OAKLAND, Calif. (CN) – An online ad company accused of using “zombie cookies” to collect data on smartphone users can settle a class action through arbitration, a federal judge ruled Monday.
A class of Verizon subscribers from New York state sued Turn Inc. in April 2015, claiming the company turned their smartphones into “tracking beacons” to monitor online behavior.
Advertisers use bits of data called cookies to gather web information that can be used for personal targeted-advertising campaigns.
Lead plaintiff Anthony Hensen says Turn’s “zombie cookies” evaded detection and could not be deleted.
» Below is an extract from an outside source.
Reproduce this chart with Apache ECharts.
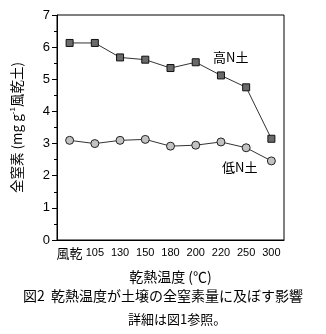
<!DOCTYPE html>
<html><head><meta charset="utf-8">
<script src="https://cdn.jsdelivr.net/npm/echarts@6/dist/echarts.min.js"></script>
<style>html,body{margin:0;padding:0;background:#fff}#c{width:326px;height:334px}</style>
</head><body><div id="c"></div>
<script>
const categories = ['風乾','105','130','150','180','200','220','250','300'];
const highN = [6.13, 6.13, 5.68, 5.61, 5.35, 5.53, 5.12, 4.75, 3.15];
const lowN = [3.10, 3.00, 3.10, 3.13, 2.92, 2.95, 3.05, 2.87, 2.46];
const yTicks = [0,1,2,3,4,5,6,7];
const CJK = '"Noto Sans CJK JP", sans-serif';
const LAT = '"Liberation Sans", Arial, sans-serif';
const chart = echarts.init(document.getElementById('c'));
chart.setOption({
  animation: false,
  backgroundColor: '#fff',
  grid: {left: 57, top: 15, right: 42, bottom: 94, show: true, borderColor: '#000', borderWidth: 1},
  xAxis: {
    type: 'category', data: categories, boundaryGap: true,
    axisLine: {lineStyle: {color: '#000', width: 1}},
    axisTick: {alignWithLabel: true, length: 4, lineStyle: {color: '#000'}},
    axisLabel: {
      color: '#000', fontSize: 11, fontFamily: LAT, margin: 7, interval: 0,
      formatter: v => isNaN(+v) ? '{c|' + v + '}' : v,
      rich: {c: {fontFamily: CJK, fontSize: 13, color: '#000'}}
    },
    name: '乾熱温度 (℃)', nameLocation: 'middle', nameGap: 30,
    nameTextStyle: {fontFamily: CJK, fontSize: 14, color: '#000'}
  },
  yAxis: {
    type: 'value', min: yTicks[0], max: yTicks[yTicks.length-1], interval: 1,
    axisLine: {show: true, lineStyle: {color: '#000', width: 1}},
    axisTick: {show: true, length: 5, lineStyle: {color: '#000'}},
    minorTick: {show: true, splitNumber: 2, length: 3, lineStyle: {color: '#000'}},
    splitLine: {show: false},
    axisLabel: {color: '#000', fontSize: 13, fontFamily: LAT, margin: 7},
    name: '{a|全窒素 (mg g}{s|-1}{a|風乾土)}', nameLocation: 'middle', nameGap: 32, nameRotate: 90,
    nameTextStyle: {
      rich: {
        a: {fontFamily: CJK, fontSize: 13.5, color: '#000', lineHeight: 16},
        s: {fontFamily: LAT, fontSize: 8, color: '#000', verticalAlign: 'top', lineHeight: 16, padding: [0,0,6,0]}
      }
    }
  },
  series: [
    {type: 'line', data: highN, symbol: 'rect', symbolSize: 7,
     lineStyle: {color: '#333', width: 1},
     itemStyle: {color: '#6a6a6a', borderColor: '#111', borderWidth: 1}},
    {type: 'line', data: lowN, symbol: 'circle', symbolSize: 8,
     lineStyle: {color: '#333', width: 1},
     itemStyle: {color: '#c2c2c2', borderColor: '#222', borderWidth: 1}}
  ],
  graphic: [
    {type: 'text', left: 213, top: 51, style: {text: '高N土', font: '13px ' + CJK, fill: '#000'}},
    {type: 'text', left: 222, top: 161, style: {text: '低N土', font: '13px ' + CJK, fill: '#000'}},
    {type: 'text', left: 'center', top: 289, style: {text: '図2  乾熱温度が土壌の全窒素量に及ぼす影響', font: '14px ' + CJK, fill: '#000'}},
    {type: 'text', left: 128, top: 313, style: {text: '詳細は図1参照。', font: '13px ' + CJK, fill: '#000'}}
  ]
});
</script></body></html>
When a person deleted Turn’s cookie, the company had a process to “respawn” the tracking data, he claims in his lawsuit.
Turn said it would stop using the “zombie cookies” after a ProPublica report in January 2015.
On Monday, U.S. District Judge Jeffery White found the claims against Turn were “inextricably intertwined” with Verizon subscriber agreements that include an arbitration clause.
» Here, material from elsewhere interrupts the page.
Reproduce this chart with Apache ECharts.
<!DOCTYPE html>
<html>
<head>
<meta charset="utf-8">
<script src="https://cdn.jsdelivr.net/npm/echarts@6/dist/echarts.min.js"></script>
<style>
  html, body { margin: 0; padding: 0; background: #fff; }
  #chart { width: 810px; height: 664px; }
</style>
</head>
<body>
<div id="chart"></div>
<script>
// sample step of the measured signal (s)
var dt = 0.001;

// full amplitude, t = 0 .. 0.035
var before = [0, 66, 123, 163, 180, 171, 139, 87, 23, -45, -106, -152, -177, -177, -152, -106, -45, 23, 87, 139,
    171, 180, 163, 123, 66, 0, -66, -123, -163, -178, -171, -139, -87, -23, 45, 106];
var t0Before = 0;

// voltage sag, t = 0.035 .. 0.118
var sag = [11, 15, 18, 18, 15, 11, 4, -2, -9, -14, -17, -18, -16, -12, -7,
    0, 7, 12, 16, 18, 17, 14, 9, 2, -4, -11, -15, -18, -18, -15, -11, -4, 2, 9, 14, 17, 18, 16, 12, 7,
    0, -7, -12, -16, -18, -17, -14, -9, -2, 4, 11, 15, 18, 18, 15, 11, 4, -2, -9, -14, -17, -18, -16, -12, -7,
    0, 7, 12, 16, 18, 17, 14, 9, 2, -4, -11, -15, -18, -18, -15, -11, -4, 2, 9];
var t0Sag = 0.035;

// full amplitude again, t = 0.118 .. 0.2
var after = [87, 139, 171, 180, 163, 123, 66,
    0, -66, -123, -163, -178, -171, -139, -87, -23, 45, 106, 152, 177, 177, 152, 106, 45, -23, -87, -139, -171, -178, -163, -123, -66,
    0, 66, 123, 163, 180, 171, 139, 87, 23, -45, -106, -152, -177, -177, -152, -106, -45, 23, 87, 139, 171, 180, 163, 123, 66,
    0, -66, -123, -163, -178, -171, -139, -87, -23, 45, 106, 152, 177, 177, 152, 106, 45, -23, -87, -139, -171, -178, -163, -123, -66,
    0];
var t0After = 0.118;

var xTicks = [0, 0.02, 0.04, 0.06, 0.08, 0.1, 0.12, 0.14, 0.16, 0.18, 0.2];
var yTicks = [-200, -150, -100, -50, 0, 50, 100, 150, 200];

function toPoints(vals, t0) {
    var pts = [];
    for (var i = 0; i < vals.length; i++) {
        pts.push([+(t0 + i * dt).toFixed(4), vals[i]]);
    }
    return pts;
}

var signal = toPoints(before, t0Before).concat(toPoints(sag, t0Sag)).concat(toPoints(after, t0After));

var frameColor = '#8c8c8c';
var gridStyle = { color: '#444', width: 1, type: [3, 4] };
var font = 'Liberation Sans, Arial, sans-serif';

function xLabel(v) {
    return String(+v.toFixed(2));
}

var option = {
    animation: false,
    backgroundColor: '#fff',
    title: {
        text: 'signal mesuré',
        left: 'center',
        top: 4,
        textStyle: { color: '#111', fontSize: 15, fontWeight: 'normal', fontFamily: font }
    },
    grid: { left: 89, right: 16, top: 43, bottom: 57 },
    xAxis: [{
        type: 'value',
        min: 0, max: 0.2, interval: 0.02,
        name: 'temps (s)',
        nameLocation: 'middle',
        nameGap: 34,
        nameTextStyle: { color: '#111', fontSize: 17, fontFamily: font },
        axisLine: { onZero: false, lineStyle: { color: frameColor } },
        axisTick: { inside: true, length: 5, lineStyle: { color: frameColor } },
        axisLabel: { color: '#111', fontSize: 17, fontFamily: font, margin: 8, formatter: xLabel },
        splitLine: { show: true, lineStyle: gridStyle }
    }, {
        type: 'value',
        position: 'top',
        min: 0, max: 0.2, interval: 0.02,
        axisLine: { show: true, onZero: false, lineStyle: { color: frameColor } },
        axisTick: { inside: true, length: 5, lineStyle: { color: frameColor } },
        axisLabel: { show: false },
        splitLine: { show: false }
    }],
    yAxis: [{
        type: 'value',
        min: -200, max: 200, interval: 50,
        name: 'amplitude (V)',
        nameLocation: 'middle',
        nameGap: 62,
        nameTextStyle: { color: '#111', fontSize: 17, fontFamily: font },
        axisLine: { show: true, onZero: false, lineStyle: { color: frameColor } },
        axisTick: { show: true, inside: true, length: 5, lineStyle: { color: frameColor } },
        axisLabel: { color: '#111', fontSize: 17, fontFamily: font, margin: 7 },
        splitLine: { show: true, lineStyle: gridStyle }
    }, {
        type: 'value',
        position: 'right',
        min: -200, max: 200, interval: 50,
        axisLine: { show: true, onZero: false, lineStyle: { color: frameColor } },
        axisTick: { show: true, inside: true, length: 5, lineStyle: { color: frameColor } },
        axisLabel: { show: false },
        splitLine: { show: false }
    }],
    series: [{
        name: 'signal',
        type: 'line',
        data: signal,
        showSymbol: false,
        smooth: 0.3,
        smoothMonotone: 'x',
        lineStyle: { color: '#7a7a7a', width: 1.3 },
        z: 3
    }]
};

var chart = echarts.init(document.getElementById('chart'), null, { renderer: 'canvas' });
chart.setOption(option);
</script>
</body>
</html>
The plaintiffs argued the judge should deny Turn’s motion to compel arbitration because Turn was not a party to that agreement.
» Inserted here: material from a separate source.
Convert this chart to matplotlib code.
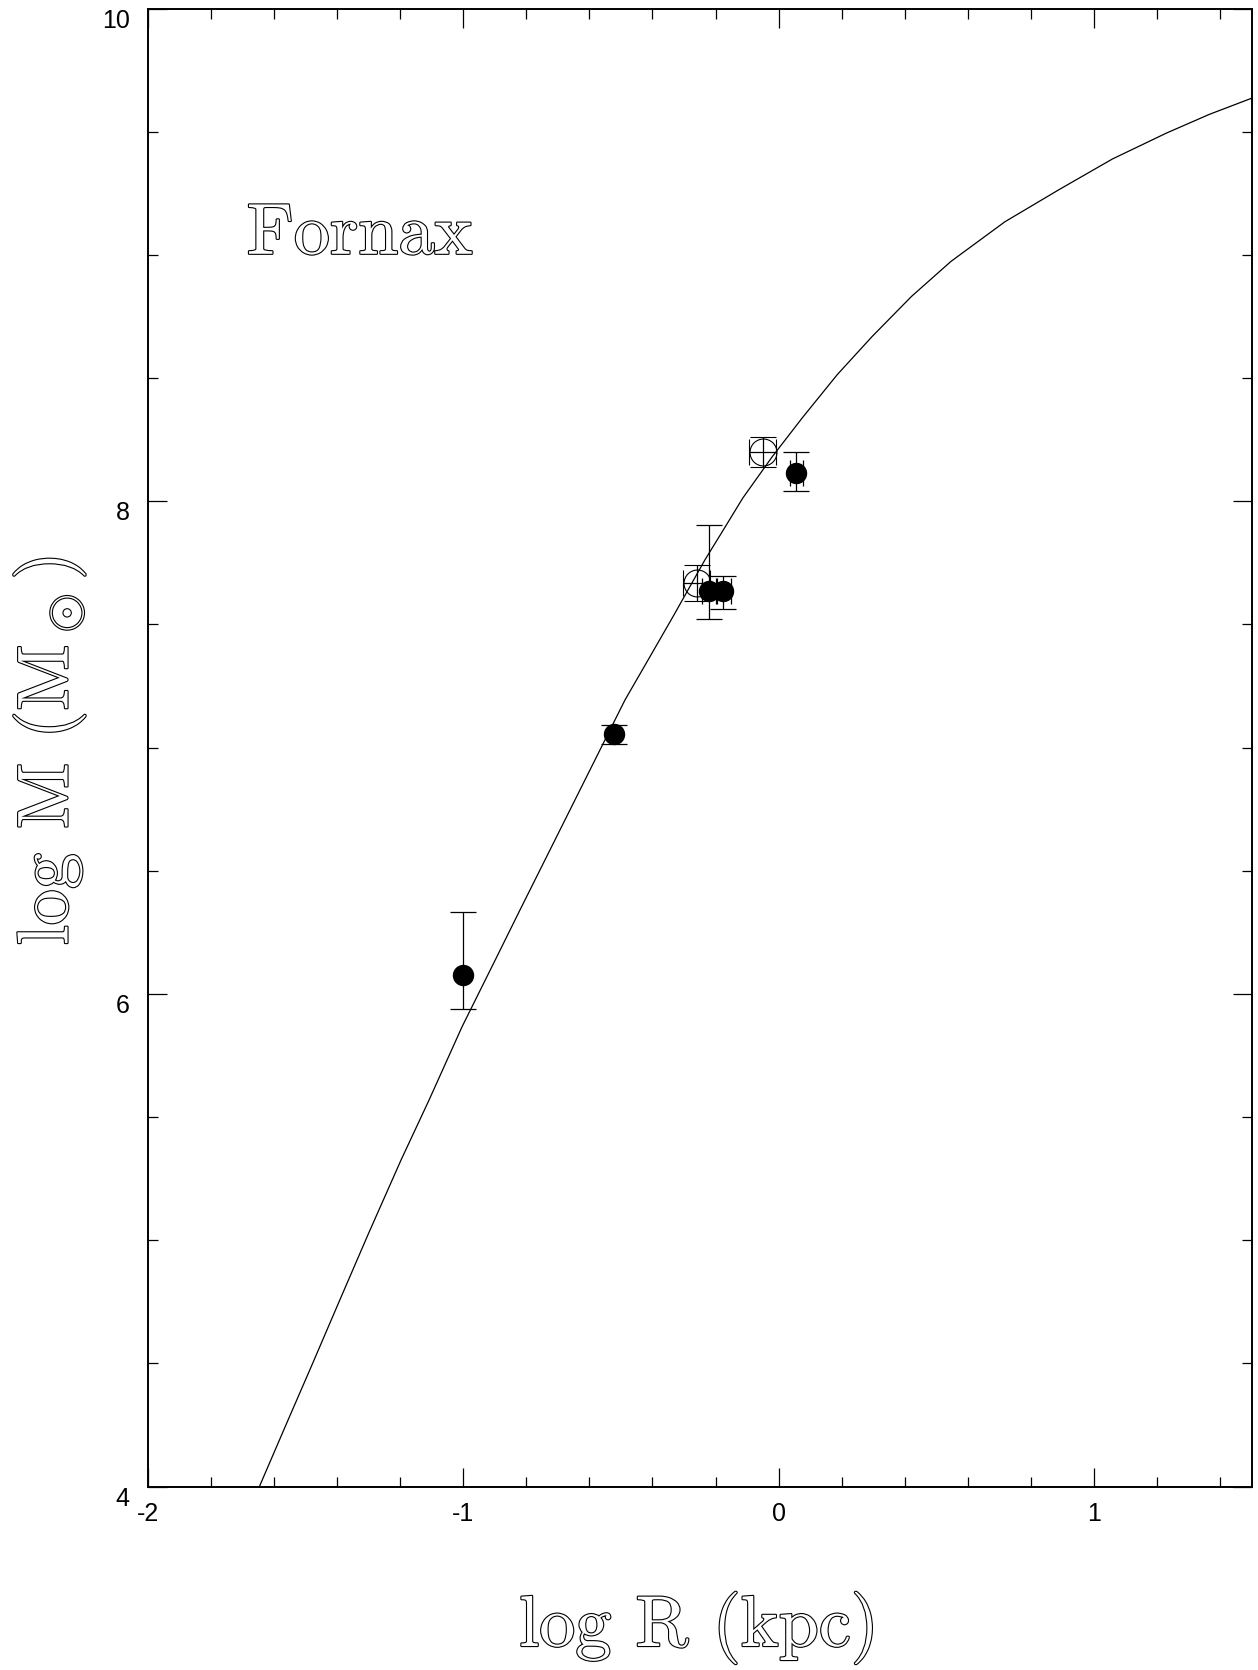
import matplotlib
matplotlib.use("Agg")
import matplotlib.pyplot as plt
import matplotlib.patheffects as pe
from matplotlib.ticker import MultipleLocator

# model curve
curve_x = [-1.646, -1.562, -1.477, -1.393, -1.3, -1.197, -1.108, -1.004, -0.9, -0.820,
           -0.717, -0.614, -0.55, -0.487, -0.41, -0.335, -0.234, -0.174, -0.114, -0.02,
           0.076, 0.186, 0.296, 0.421, 0.546, 0.717, 0.888, 1.058, 1.229, 1.365, 1.5]
curve_y = [4.0, 4.25, 4.501, 4.752, 5.028, 5.326, 5.57, 5.866, 6.134, 6.341,
           6.605, 6.869, 7.033, 7.194, 7.365, 7.532, 7.762, 7.887, 8.013, 8.182,
           8.341, 8.515, 8.669, 8.832, 8.974, 9.135, 9.265, 9.39, 9.495, 9.571, 9.637]

# filled points
filled_x = [-1.000, -0.522, -0.220, -0.176, 0.056]
filled_y = [6.078, 7.056, 7.634, 7.634, 8.114]
filled_yerr_lo = [0.140, 0.041, 0.110, 0.072, 0.071]
filled_yerr_hi = [0.254, 0.037, 0.271, 0.061, 0.086]
filled_xerr = [0.0, 0.0, 0.024, 0.024, 0.021]

# open points
open_x = [-0.260, -0.051]
open_y = [7.668, 8.202]
open_xerr = [0.042, 0.042]
open_yerr = [0.074, 0.061]

x_ticks = [-2, -1, 0, 1]
y_ticks = [4, 6, 8, 10]

plt.rcParams["mathtext.fontset"] = "cm"
plt.rcParams["axes.unicode_minus"] = False

fig = plt.figure(figsize=(12.58, 16.70), dpi=100)
ax = fig.add_axes([0.1174, 0.1098, 0.8778, 0.8850])

ax.plot(curve_x, curve_y, color="black", lw=0.9)

for i in range(len(filled_x)):
    xe = filled_xerr[i] if filled_xerr[i] > 0 else None
    ax.errorbar(filled_x[i], filled_y[i],
                yerr=[[filled_yerr_lo[i]], [filled_yerr_hi[i]]], xerr=xe,
                fmt="o", ms=14.4, mfc="black", mec="black",
                ecolor="black", elinewidth=0.9, capsize=9.6, capthick=0.9)

ax.errorbar(open_x, open_y, xerr=open_xerr, yerr=open_yerr,
            fmt="o", ms=19.4, mfc="none", mec="black", mew=0.8,
            ecolor="black", elinewidth=0.9, capsize=9.6, capthick=0.9)

ax.set_xlim(-2, 1.5)
ax.set_ylim(4, 10)
ax.set_xticks(x_ticks)
ax.set_yticks(y_ticks)
ax.xaxis.set_minor_locator(MultipleLocator(0.2))
ax.yaxis.set_minor_locator(MultipleLocator(0.5))
ax.tick_params(which="both", direction="in", top=True, right=True, width=0.9)
ax.tick_params(which="major", length=14)
ax.tick_params(which="minor", length=7)
ax.tick_params(axis="x", pad=11)
ax.tick_params(axis="y", pad=13)
for lbl in ax.get_xticklabels() + ax.get_yticklabels():
    lbl.set_fontfamily("Liberation Sans")
    lbl.set_fontsize(18)
for lbl in ax.get_yticklabels():
    lbl.set_va("top")
for s in ax.spines.values():
    s.set_linewidth(1.4)

hollow = [pe.Stroke(linewidth=1.6, foreground="black"), pe.Normal()]

ax.text(-1.686, 9.005, "Fornax", fontfamily="cmr10", fontsize=52,
        color="white", path_effects=hollow, ha="left", va="baseline")

fig.text(699 / 1258, 24 / 1670, "log R (kpc)", fontfamily="cmr10", fontsize=52,
         color="white", path_effects=hollow, ha="center", va="baseline")
fig.text(49 / 1258, (1670 - 751) / 1670, r"log M (M$_\odot$)", fontfamily="cmr10",
         fontsize=52, color="white", path_effects=hollow, rotation=90,
         ha="center", va="center")

fig.savefig("out.png", dpi=100)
But White found arbitration must be compelled when claims “arise directly” from a provision of a contract that requires arbitration to settle disputes.
Turn says the subscriber agreements disclosed Verizon’s policy of partnering with companies that provide tailored advertising programs.
“Turn’s defense requires an analysis of the contract between Verizon and its subscribers,” White stated in his 8-page ruling.
The judge granted Turn’s motion to stay the class action pending arbitration and ordered both parties to submit status reports on the arbitration proceedings every 120 days.